Chicoutimi, où je réside actuellement, est l'un des trois arrondissements de la ville de Saguenay et compte plus de 68000 Chicoutimiens, qui peuvent se divertir avec les nombreuses activités culturelles rassemblées sous le croissant culture de la ville. En langue montagnaise, eshko-timiou signifie jusqu'où c'est profond, Chicoutimi voulant dire la tête de la navigation en eau profonde sur la rivière Saguenay, dont la taille varie beaucoup à l'approche de la ville et qui reste navigable jusqu'au pont Sainte-Anne (en photo ci-dessous). Ce n'est qu'en 1931 que la construction de cet ouvrage est entreprise, un pont d'acier reposant sur neuf piliers de béton et comprenant une travée centrale pivotante de 112 mètres qui permet le passage des bateaux. Après 1968, celui-ci ne répondra plus au développement du trafic routier et le pont Dubuc sera alors érigé puis inauguré en 1972, ne laissant passer sur le pont Saint-Anne que cyclistes et piétons.


 

Une promenade le long du cours d'eau me permet d'observer des eaux noires avec, ici et là, d'importantes traces de mousse blanche. Serait-ce la pollution ? La qualité des eaux fluviales a longtemps laissé à désirer au point qu'il était déconseiller de consommer cette eau polluée par l'industrie papetière locale, l'immense complexe industriel de l'Alcan (aluminium) et par les égouts de la ville qui se jetaient directement dans la rivière. Mon guide Hachette m'avait vanté un vieux port plein de charme avec halles et échoppes mais je découvre sur place un immense parc aménagé aux abords de la rivière et aucun trace de bâtiments anciens. Jadis, l'essor de la Compagnie de pulpe de Chicoutimi avait pourtant eu d'heureuses circonstances avec le développement d'infrastructures de transports (une gare devait exister ici-même, il n'en reste aujourd'hui ….qu'une charcuterie!), de postes et de télécommunications.
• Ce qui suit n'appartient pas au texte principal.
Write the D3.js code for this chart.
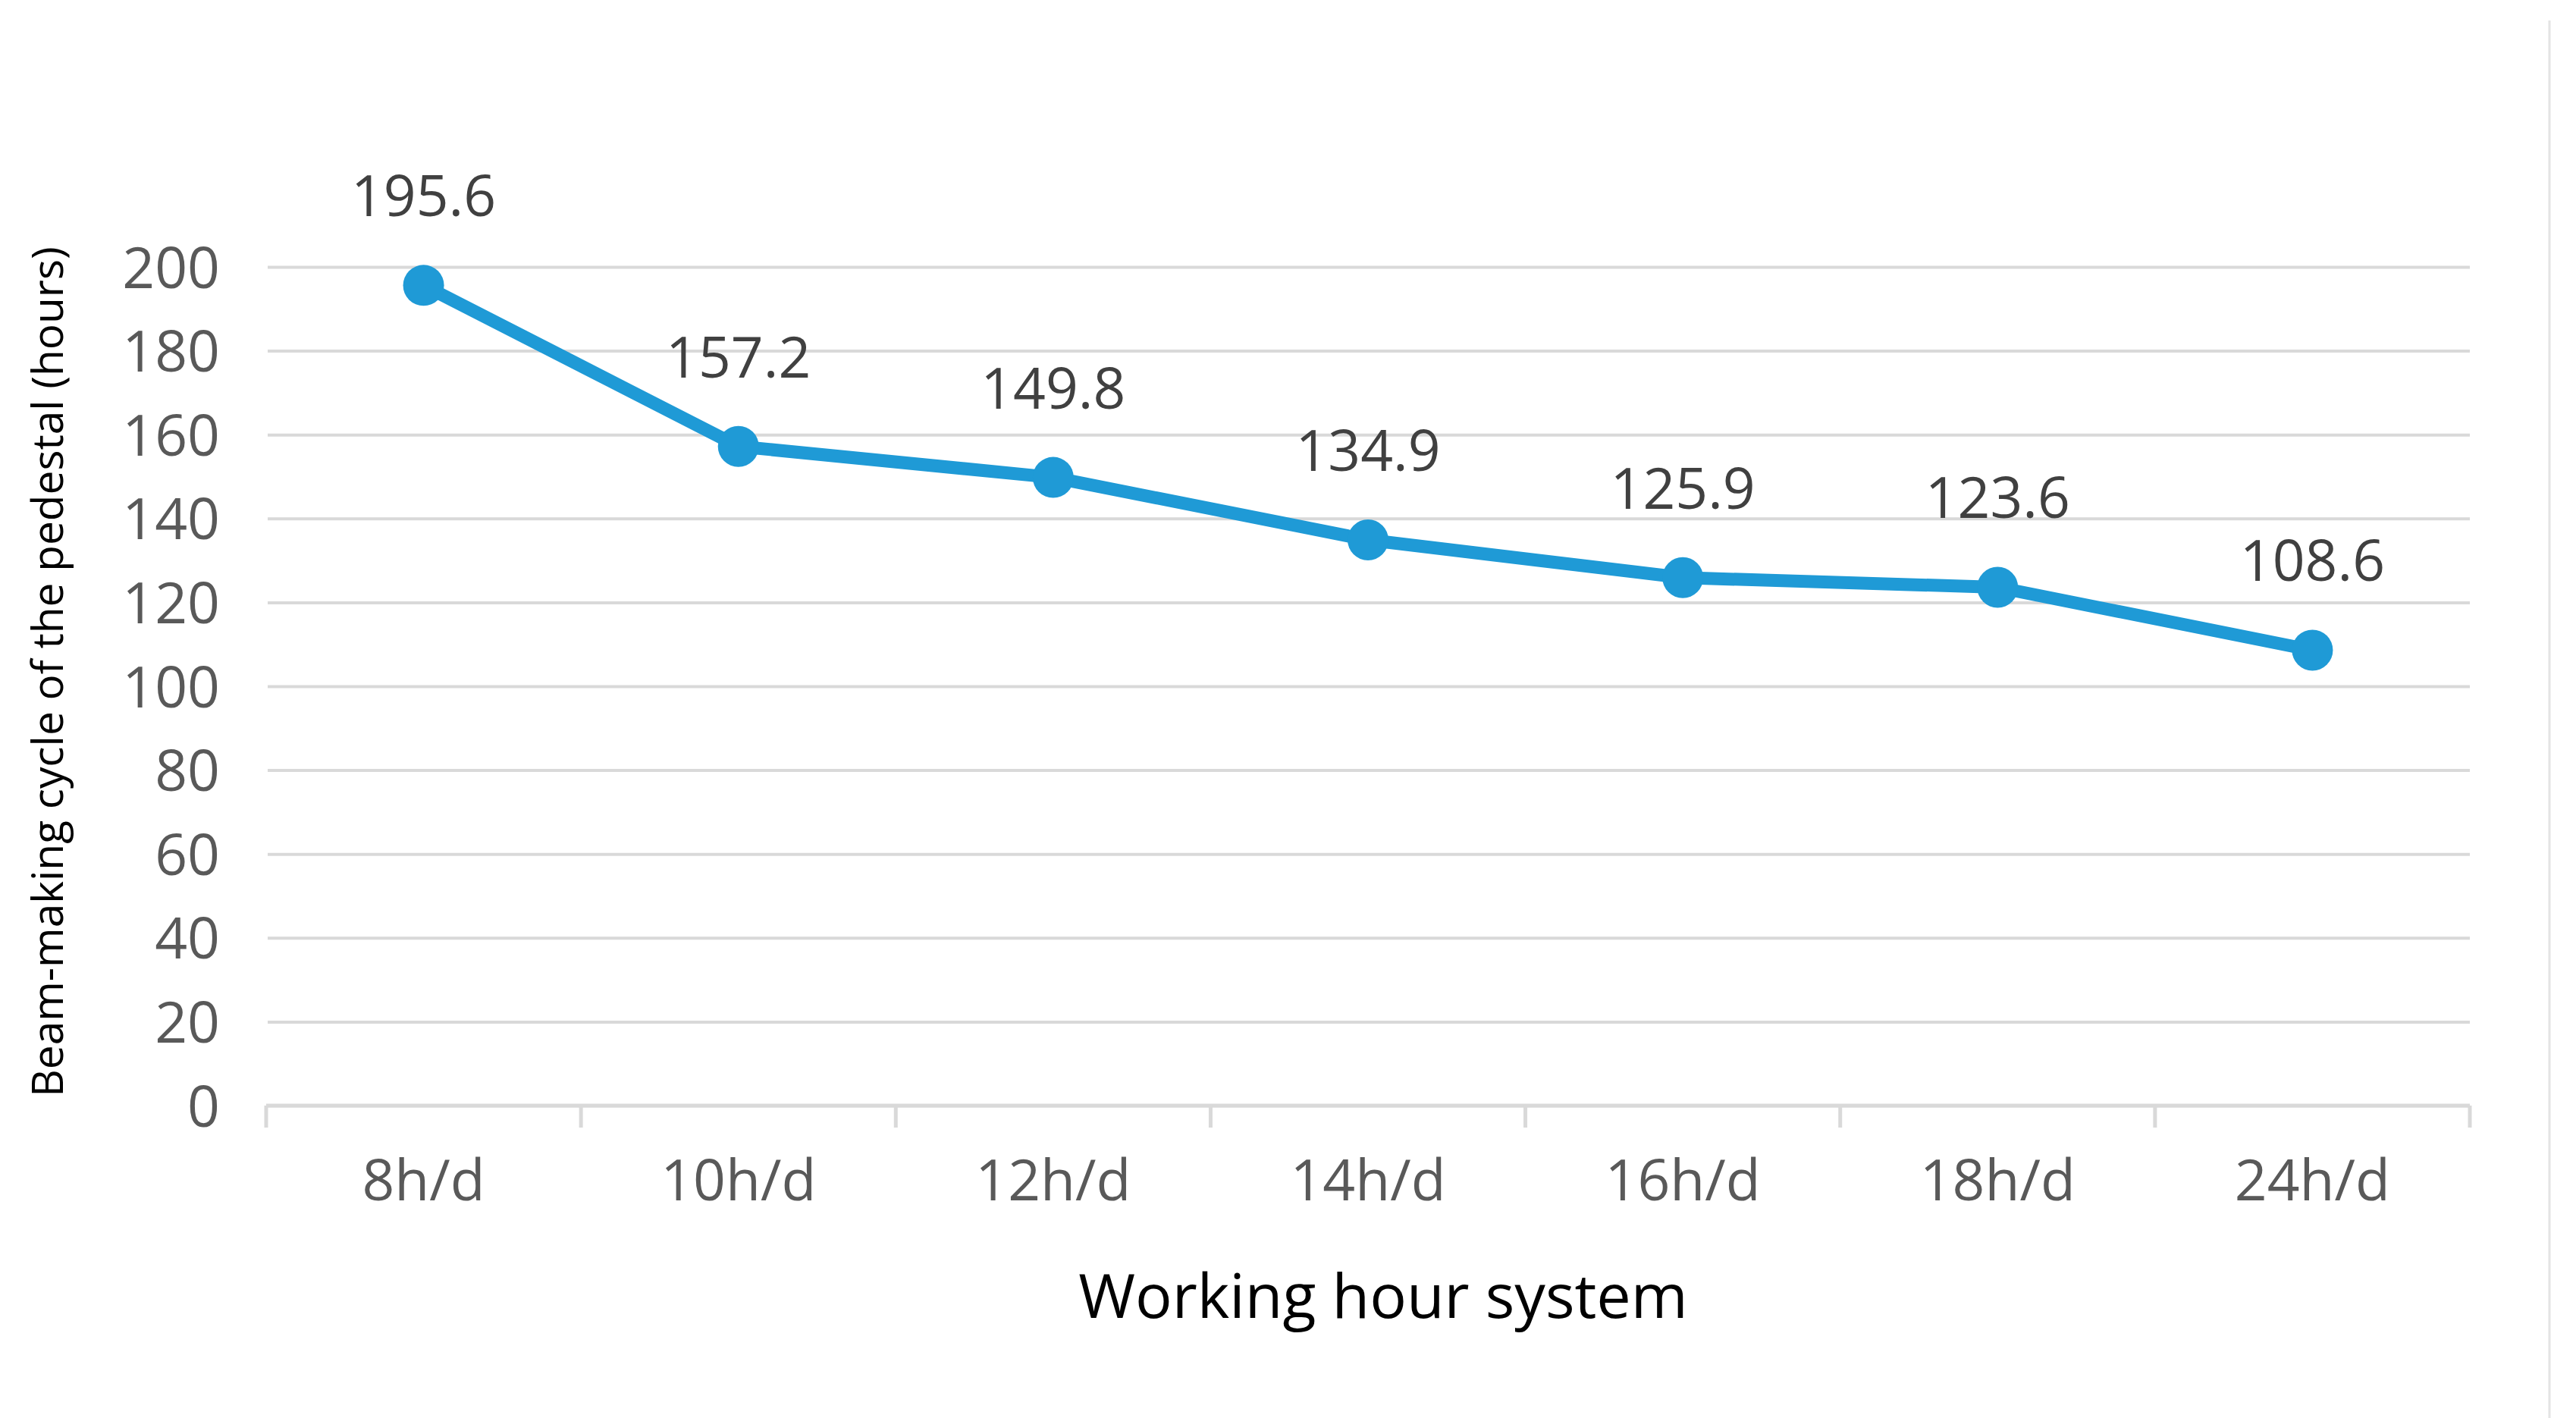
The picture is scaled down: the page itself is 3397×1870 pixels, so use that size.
<!DOCTYPE html>
<html>
<head>
<meta charset="utf-8">
<script src="https://cdn.jsdelivr.net/npm/d3@7"></script>
<style>
  html, body { margin: 0; padding: 0; background: #fff; }
  svg { display: block; }
</style>
</head>
<body>
<svg id="chart" width="3397" height="1870"></svg>
<script>
const categories = ["8h/d", "10h/d", "12h/d", "14h/d", "16h/d", "18h/d", "24h/d"];
const cycleHours = [195.6, 157.2, 149.8, 134.9, 125.9, 123.6, 108.6];
const yTicks = [0, 20, 40, 60, 80, 100, 120, 140, 160, 180, 200];
const xTitle = "Working hour system";
const yTitle = "Beam-making cycle of the pedestal (hours)";

(function () {
const W = 3397, H = 1870;
const pLeft = 351, pRight = 3257, pTop = 352, pBottom = 1458;
const font = "'Open Sans', 'Noto Sans', sans-serif";
const lineColor = "#1f9ad6";
const gridColor = "#d9d9d9";

const svg = d3.select("#chart");
svg.append("rect").attr("width", W).attr("height", H).attr("fill", "#fff");

const x = d3.scaleBand().domain(categories).range([pLeft, pRight]).padding(0);
const y = d3.scaleLinear().domain([0, 200]).range([pBottom, pTop]);

// right border
svg.append("line").attr("x1", 3362).attr("x2", 3362).attr("y1", 27).attr("y2", H)
  .attr("stroke", "#e4e4e4").attr("stroke-width", 3);

// Y axis with gridlines
const yAxis = svg.append("g").attr("transform", `translate(${pLeft},0)`)
  .call(d3.axisLeft(y).tickValues(yTicks).tickSize(-(pRight - pLeft)).tickPadding(61).tickFormat(d3.format("d")));
yAxis.select(".domain").remove();
yAxis.selectAll(".tick line").attr("stroke", gridColor).attr("stroke-width", 4).attr("x1", 2);
yAxis.selectAll(".tick text").attr("font-family", font).attr("font-size", 75)
  .attr("fill", "#595959").attr("dy", "0.36em");

// X axis
const xAxis = svg.append("g").attr("transform", `translate(0,${pBottom})`)
  .call(d3.axisBottom(x).tickSize(0).tickPadding(0));
xAxis.select(".domain").remove();
xAxis.selectAll(".tick text").attr("font-family", font).attr("font-size", 75)
  .attr("fill", "#595959").attr("dy", 0).attr("y", 125);
svg.append("line").attr("x1", pLeft).attr("x2", pRight).attr("y1", pBottom).attr("y2", pBottom)
  .attr("stroke", gridColor).attr("stroke-width", 5);
const bounds = categories.map(c => x(c)).concat([x(categories[categories.length - 1]) + x.bandwidth()]);
svg.append("g").selectAll("line").data(bounds).join("line")
  .attr("x1", d => d).attr("x2", d => d).attr("y1", pBottom).attr("y2", pBottom + 29)
  .attr("stroke", gridColor).attr("stroke-width", 5);

// line + markers
const cx = (d, i) => x(categories[i]) + x.bandwidth() / 2;
const line = d3.line().x((d, i) => cx(d, i)).y(d => y(d));
svg.append("path").datum(cycleHours).attr("d", line).attr("fill", "none")
  .attr("stroke", lineColor).attr("stroke-width", 17).attr("stroke-linejoin", "round");
svg.append("g").selectAll("circle").data(cycleHours).join("circle")
  .attr("cx", cx).attr("cy", d => y(d)).attr("r", 27).attr("fill", lineColor);

// data labels
svg.append("g").selectAll("text").data(cycleHours).join("text")
  .attr("x", cx).attr("y", d => y(d) - 91)
  .attr("text-anchor", "middle").attr("font-family", font).attr("font-size", 75)
  .attr("fill", "#404040").text(d => d.toFixed(1));

// axis titles
svg.append("text").attr("x", 1824).attr("y", 1738).attr("text-anchor", "middle")
  .attr("font-family", font).attr("font-size", 81).attr("fill", "#000").text(xTitle);

const yt = svg.append("text").attr("transform", `translate(83,886) rotate(-90)`)
  .attr("text-anchor", "middle").attr("font-family", font).attr("font-size", 60)
  .attr("fill", "#000").text(yTitle);
const len = yt.node().getComputedTextLength();
yt.attr("font-size", 60 * 1122 / len);
})();
</script>
</body>
</html>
Ce développement commercial est surtout visible sur la rue Racine qui arbore encore de nos jours certaines construction de style Art-déco.

 

L'ancien hôtel des Postes (ci-dessous) date de 1905 et sa construction fut entreprise par le gouvernement fédéral. On doit l'ensemble à l'entrepreneur Adolphe Beaulieu de Chicoutimi, qui érigea ici un édifice de style Second Empire, rare construction à avoir échappé au terrible incendie du 24 juin 1912. Sa vocation était alors de fournir aux Chicoutimiens les services canadiens des postes, de douanes et de télécommunications. Non loin de là, la côte Salaberry formait l'un des plus importants sites de la ville vers la fin du 19è siècle. A cette époque, les habitants vécurent l'inauguration du premier quai en 1882, puis l'arrivée du chemin de fer onze années plus tard, qui allait contribuer de manière considérable au développement commercial dans ce secteur.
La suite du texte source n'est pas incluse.